Originally conceived as a three-unit replacement for the elderly Wairakei plant, Te Mihi was built as a two-unit plant with space for a future third unit. Steam that was originally conceived for use in the third Te Mihi unit is supplied to Wairakei, which remains in service, albeit operating at a lower than previous load. This development strategy has met the required environmental performance improvements at lower cost than full replacement and offers a future potential path for renewal.
The original Wairakei power station began operation in 1958, so some key parts of the plant are more than 50 years old. Increasing maintenance and refurbishment requirements, and the expectation that continued operation using river water for cooling will not be possible, suggest that it is nearing the end of its useful life and is unlikely to run beyond 2026, when its current suite of resource consents expire, according to Barnes.
Yet, the Wairakei steam field as a whole is predicted to be able to supply steam for electricity generation for many more decades. To enhance the use of this renewable energy resource, Contact developed Te Mihi.
Te Mihi added 574 GWh per year compared to Wairakei. Other benefits include higher efficiency due to lower steam transmission losses, superior location, better energy utilization using dual-flash technology, and significant reduction—over time—in cooling water discharges into the Waikato River.

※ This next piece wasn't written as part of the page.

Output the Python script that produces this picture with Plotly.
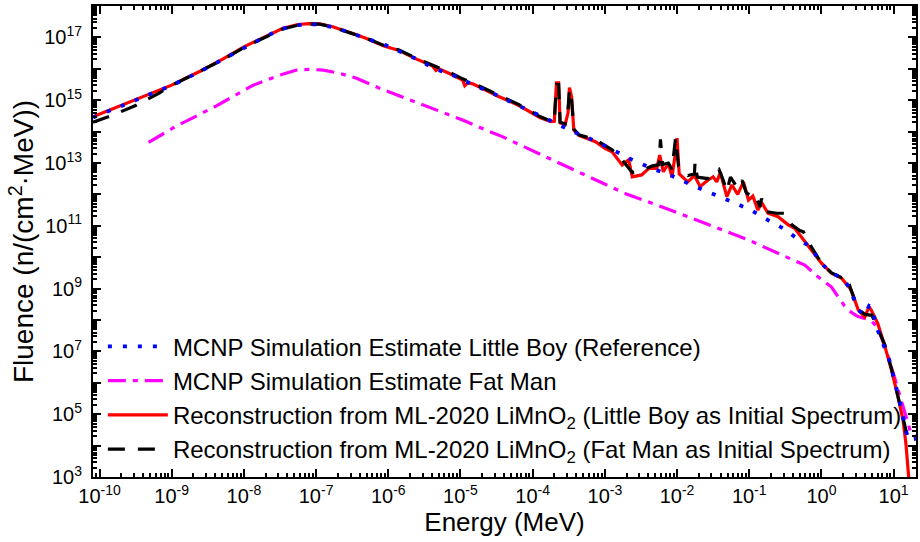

Ngatamariki. The 82-MW Ngatamariki Power Station, less than two years old, is the world’s largest single-site binary geothermal power plant (Figure 4). The plant, built under a NZ$142 million supply and engineering, procurement, and construction contract by Ormat Technologies, features Ormat energy converters that are directly fed by a high-temperature (193C/380F) geothermal fluid. Previously, only steam turbines or geothermal combined cycle plants had been used.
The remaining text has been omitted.